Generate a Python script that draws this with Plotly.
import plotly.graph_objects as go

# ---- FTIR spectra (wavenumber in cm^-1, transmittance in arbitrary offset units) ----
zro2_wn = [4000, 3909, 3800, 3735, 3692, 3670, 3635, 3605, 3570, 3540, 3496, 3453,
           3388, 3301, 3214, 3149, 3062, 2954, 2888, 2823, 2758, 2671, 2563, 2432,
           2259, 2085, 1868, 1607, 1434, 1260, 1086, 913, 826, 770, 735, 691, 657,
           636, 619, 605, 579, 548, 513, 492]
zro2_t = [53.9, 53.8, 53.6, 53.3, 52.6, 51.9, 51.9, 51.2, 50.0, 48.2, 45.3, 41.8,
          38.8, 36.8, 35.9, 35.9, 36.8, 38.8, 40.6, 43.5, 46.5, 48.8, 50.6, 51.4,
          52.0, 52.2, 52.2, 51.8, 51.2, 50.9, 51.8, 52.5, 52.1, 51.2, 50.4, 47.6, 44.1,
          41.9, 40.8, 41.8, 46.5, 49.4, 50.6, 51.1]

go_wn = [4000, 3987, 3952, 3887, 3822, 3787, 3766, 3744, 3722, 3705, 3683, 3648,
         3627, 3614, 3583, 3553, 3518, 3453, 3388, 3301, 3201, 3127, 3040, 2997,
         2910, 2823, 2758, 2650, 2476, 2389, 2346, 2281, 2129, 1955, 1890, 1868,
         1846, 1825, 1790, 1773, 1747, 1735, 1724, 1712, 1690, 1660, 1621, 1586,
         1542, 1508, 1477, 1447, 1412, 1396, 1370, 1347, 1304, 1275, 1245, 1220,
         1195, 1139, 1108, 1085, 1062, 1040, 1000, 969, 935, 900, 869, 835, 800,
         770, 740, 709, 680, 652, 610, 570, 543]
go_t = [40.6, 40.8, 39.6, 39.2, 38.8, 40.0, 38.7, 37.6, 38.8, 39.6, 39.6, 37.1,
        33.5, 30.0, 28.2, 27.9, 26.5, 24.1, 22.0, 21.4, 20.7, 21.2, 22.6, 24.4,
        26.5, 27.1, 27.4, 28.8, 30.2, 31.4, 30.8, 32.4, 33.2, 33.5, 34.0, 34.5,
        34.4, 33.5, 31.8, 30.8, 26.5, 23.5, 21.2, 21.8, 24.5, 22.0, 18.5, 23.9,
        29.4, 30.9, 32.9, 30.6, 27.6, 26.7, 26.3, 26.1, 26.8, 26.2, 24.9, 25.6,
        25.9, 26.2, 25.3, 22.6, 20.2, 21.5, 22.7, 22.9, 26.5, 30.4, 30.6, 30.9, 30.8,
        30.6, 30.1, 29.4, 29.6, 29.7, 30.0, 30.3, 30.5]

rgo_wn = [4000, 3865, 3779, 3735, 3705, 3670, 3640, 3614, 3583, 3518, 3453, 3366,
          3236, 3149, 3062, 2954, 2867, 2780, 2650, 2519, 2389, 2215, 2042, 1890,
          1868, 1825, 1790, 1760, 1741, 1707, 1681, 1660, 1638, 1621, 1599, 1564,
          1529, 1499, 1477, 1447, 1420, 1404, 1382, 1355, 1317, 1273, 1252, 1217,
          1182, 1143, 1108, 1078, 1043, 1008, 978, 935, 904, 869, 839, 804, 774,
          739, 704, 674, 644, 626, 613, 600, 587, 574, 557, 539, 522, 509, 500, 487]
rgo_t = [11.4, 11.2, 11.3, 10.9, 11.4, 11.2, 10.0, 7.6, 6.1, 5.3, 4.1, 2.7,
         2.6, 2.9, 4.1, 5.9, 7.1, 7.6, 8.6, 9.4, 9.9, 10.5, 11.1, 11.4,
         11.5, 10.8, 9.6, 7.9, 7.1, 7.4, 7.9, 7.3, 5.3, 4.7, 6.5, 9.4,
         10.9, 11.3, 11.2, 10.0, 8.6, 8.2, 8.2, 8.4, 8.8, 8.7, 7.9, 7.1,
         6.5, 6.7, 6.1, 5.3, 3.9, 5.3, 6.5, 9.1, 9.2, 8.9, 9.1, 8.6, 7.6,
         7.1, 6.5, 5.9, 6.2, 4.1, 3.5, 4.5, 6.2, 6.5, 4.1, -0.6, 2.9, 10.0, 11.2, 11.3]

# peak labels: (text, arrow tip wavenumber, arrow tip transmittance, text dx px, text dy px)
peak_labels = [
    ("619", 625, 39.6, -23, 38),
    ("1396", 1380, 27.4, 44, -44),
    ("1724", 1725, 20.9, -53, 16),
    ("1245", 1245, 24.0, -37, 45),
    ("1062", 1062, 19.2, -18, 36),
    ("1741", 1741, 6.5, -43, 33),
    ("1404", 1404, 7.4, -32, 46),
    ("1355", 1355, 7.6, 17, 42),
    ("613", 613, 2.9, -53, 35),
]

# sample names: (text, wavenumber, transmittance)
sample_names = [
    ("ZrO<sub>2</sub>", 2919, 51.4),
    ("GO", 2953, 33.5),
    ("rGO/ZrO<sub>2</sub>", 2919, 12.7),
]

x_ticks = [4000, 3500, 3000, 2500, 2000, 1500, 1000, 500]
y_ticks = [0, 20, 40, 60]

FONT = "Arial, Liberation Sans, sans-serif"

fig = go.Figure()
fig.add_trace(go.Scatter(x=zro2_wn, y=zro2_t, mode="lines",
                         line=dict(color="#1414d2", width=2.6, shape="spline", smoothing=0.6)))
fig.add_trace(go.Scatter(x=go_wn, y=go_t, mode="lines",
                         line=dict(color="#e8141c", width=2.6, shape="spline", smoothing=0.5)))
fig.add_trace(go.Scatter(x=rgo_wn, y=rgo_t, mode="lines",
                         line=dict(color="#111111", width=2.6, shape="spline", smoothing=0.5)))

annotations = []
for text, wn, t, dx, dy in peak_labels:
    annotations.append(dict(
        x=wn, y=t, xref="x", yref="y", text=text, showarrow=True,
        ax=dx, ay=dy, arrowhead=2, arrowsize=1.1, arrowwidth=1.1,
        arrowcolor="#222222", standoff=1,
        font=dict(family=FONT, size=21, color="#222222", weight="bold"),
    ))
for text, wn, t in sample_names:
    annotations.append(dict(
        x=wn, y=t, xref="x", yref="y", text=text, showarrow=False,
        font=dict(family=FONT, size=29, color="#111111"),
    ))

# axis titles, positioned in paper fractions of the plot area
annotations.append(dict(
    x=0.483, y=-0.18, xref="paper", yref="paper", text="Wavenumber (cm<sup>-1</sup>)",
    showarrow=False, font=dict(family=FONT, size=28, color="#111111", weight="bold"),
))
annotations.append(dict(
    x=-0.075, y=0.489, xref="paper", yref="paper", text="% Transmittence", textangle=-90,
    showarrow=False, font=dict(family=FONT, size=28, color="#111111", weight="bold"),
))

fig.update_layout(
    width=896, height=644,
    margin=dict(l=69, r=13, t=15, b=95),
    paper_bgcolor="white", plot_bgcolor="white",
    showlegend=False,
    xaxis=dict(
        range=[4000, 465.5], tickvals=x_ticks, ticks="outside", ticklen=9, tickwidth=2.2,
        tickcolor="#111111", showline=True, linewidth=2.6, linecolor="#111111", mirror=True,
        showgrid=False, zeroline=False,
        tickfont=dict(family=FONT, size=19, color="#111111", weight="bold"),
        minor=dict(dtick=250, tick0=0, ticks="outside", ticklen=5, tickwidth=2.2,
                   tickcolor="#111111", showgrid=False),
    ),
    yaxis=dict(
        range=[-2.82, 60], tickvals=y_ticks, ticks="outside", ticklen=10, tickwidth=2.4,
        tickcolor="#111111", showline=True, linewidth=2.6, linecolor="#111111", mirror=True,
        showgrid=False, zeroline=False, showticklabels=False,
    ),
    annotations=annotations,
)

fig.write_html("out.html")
===============
> [Written exercise]: Transcribe the whole listing with nothing added or left out.

> [Solution to this problem]:
Generate a Python script that draws this with Plotly.
import plotly.graph_objects as go

# ---- FTIR spectra (wavenumber in cm^-1, transmittance in arbitrary offset units) ----
zro2_wn = [4000, 3909, 3800, 3735, 3692, 3670, 3635, 3605, 3570, 3540, 3496, 3453,
           3388, 3301, 3214, 3149, 3062, 2954, 2888, 2823, 2758, 2671, 2563, 2432,
           2259, 2085, 1868, 1607, 1434, 1260, 1086, 913, 826, 770, 735, 691, 657,
           636, 619, 605, 579, 548, 513, 492]
zro2_t = [53.9, 53.8, 53.6, 53.3, 52.6, 51.9, 51.9, 51.2, 50.0, 48.2, 45.3, 41.8,
          38.8, 36.8, 35.9, 35.9, 36.8, 38.8, 40.6, 43.5, 46.5, 48.8, 50.6, 51.4,
          52.0, 52.2, 52.2, 51.8, 51.2, 50.9, 51.8, 52.5, 52.1, 51.2, 50.4, 47.6, 44.1,
          41.9, 40.8, 41.8, 46.5, 49.4, 50.6, 51.1]

go_wn = [4000, 3987, 3952, 3887, 3822, 3787, 3766, 3744, 3722, 3705, 3683, 3648,
         3627, 3614, 3583, 3553, 3518, 3453, 3388, 3301, 3201, 3127, 3040, 2997,
         2910, 2823, 2758, 2650, 2476, 2389, 2346, 2281, 2129, 1955, 1890, 1868,
         1846, 1825, 1790, 1773, 1747, 1735, 1724, 1712, 1690, 1660, 1621, 1586,
         1542, 1508, 1477, 1447, 1412, 1396, 1370, 1347, 1304, 1275, 1245, 1220,
         1195, 1139, 1108, 1085, 1062, 1040, 1000, 969, 935, 900, 869, 835, 800,
         770, 740, 709, 680, 652, 610, 570, 543]
go_t = [40.6, 40.8, 39.6, 39.2, 38.8, 40.0, 38.7, 37.6, 38.8, 39.6, 39.6, 37.1,
        33.5, 30.0, 28.2, 27.9, 26.5, 24.1, 22.0, 21.4, 20.7, 21.2, 22.6, 24.4,
        26.5, 27.1, 27.4, 28.8, 30.2, 31.4, 30.8, 32.4, 33.2, 33.5, 34.0, 34.5,
        34.4, 33.5, 31.8, 30.8, 26.5, 23.5, 21.2, 21.8, 24.5, 22.0, 18.5, 23.9,
        29.4, 30.9, 32.9, 30.6, 27.6, 26.7, 26.3, 26.1, 26.8, 26.2, 24.9, 25.6,
        25.9, 26.2, 25.3, 22.6, 20.2, 21.5, 22.7, 22.9, 26.5, 30.4, 30.6, 30.9, 30.8,
        30.6, 30.1, 29.4, 29.6, 29.7, 30.0, 30.3, 30.5]

rgo_wn = [4000, 3865, 3779, 3735, 3705, 3670, 3640, 3614, 3583, 3518, 3453, 3366,
          3236, 3149, 3062, 2954, 2867, 2780, 2650, 2519, 2389, 2215, 2042, 1890,
          1868, 1825, 1790, 1760, 1741, 1707, 1681, 1660, 1638, 1621, 1599, 1564,
          1529, 1499, 1477, 1447, 1420, 1404, 1382, 1355, 1317, 1273, 1252, 1217,
          1182, 1143, 1108, 1078, 1043, 1008, 978, 935, 904, 869, 839, 804, 774,
          739, 704, 674, 644, 626, 613, 600, 587, 574, 557, 539, 522, 509, 500, 487]
rgo_t = [11.4, 11.2, 11.3, 10.9, 11.4, 11.2, 10.0, 7.6, 6.1, 5.3, 4.1, 2.7,
         2.6, 2.9, 4.1, 5.9, 7.1, 7.6, 8.6, 9.4, 9.9, 10.5, 11.1, 11.4,
         11.5, 10.8, 9.6, 7.9, 7.1, 7.4, 7.9, 7.3, 5.3, 4.7, 6.5, 9.4,
         10.9, 11.3, 11.2, 10.0, 8.6, 8.2, 8.2, 8.4, 8.8, 8.7, 7.9, 7.1,
         6.5, 6.7, 6.1, 5.3, 3.9, 5.3, 6.5, 9.1, 9.2, 8.9, 9.1, 8.6, 7.6,
         7.1, 6.5, 5.9, 6.2, 4.1, 3.5, 4.5, 6.2, 6.5, 4.1, -0.6, 2.9, 10.0, 11.2, 11.3]

# peak labels: (text, arrow tip wavenumber, arrow tip transmittance, text dx px, text dy px)
peak_labels = [
    ("619", 625, 39.6, -23, 38),
    ("1396", 1380, 27.4, 44, -44),
    ("1724", 1725, 20.9, -53, 16),
    ("1245", 1245, 24.0, -37, 45),
    ("1062", 1062, 19.2, -18, 36),
    ("1741", 1741, 6.5, -43, 33),
    ("1404", 1404, 7.4, -32, 46),
    ("1355", 1355, 7.6, 17, 42),
    ("613", 613, 2.9, -53, 35),
]

# sample names: (text, wavenumber, transmittance)
sample_names = [
    ("ZrO<sub>2</sub>", 2919, 51.4),
    ("GO", 2953, 33.5),
    ("rGO/ZrO<sub>2</sub>", 2919, 12.7),
]

x_ticks = [4000, 3500, 3000, 2500, 2000, 1500, 1000, 500]
y_ticks = [0, 20, 40, 60]

FONT = "Arial, Liberation Sans, sans-serif"

fig = go.Figure()
fig.add_trace(go.Scatter(x=zro2_wn, y=zro2_t, mode="lines",
                         line=dict(color="#1414d2", width=2.6, shape="spline", smoothing=0.6)))
fig.add_trace(go.Scatter(x=go_wn, y=go_t, mode="lines",
                         line=dict(color="#e8141c", width=2.6, shape="spline", smoothing=0.5)))
fig.add_trace(go.Scatter(x=rgo_wn, y=rgo_t, mode="lines",
                         line=dict(color="#111111", width=2.6, shape="spline", smoothing=0.5)))

annotations = []
for text, wn, t, dx, dy in peak_labels:
    annotations.append(dict(
        x=wn, y=t, xref="x", yref="y", text=text, showarrow=True,
        ax=dx, ay=dy, arrowhead=2, arrowsize=1.1, arrowwidth=1.1,
        arrowcolor="#222222", standoff=1,
        font=dict(family=FONT, size=21, color="#222222", weight="bold"),
    ))
for text, wn, t in sample_names:
    annotations.append(dict(
        x=wn, y=t, xref="x", yref="y", text=text, showarrow=False,
        font=dict(family=FONT, size=29, color="#111111"),
    ))

# axis titles, positioned in paper fractions of the plot area
annotations.append(dict(
    x=0.483, y=-0.18, xref="paper", yref="paper", text="Wavenumber (cm<sup>-1</sup>)",
    showarrow=False, font=dict(family=FONT, size=28, color="#111111", weight="bold"),
))
annotations.append(dict(
    x=-0.075, y=0.489, xref="paper", yref="paper", text="% Transmittence", textangle=-90,
    showarrow=False, font=dict(family=FONT, size=28, color="#111111", weight="bold"),
))

fig.update_layout(
    width=896, height=644,
    margin=dict(l=69, r=13, t=15, b=95),
    paper_bgcolor="white", plot_bgcolor="white",
    showlegend=False,
    xaxis=dict(
        range=[4000, 465.5], tickvals=x_ticks, ticks="outside", ticklen=9, tickwidth=2.2,
        tickcolor="#111111", showline=True, linewidth=2.6, linecolor="#111111", mirror=True,
        showgrid=False, zeroline=False,
        tickfont=dict(family=FONT, size=19, color="#111111", weight="bold"),
        minor=dict(dtick=250, tick0=0, ticks="outside", ticklen=5, tickwidth=2.2,
                   tickcolor="#111111", showgrid=False),
    ),
    yaxis=dict(
        range=[-2.82, 60], tickvals=y_ticks, ticks="outside", ticklen=10, tickwidth=2.4,
        tickcolor="#111111", showline=True, linewidth=2.6, linecolor="#111111", mirror=True,
        showgrid=False, zeroline=False, showticklabels=False,
    ),
    annotations=annotations,
)

fig.write_html("out.html")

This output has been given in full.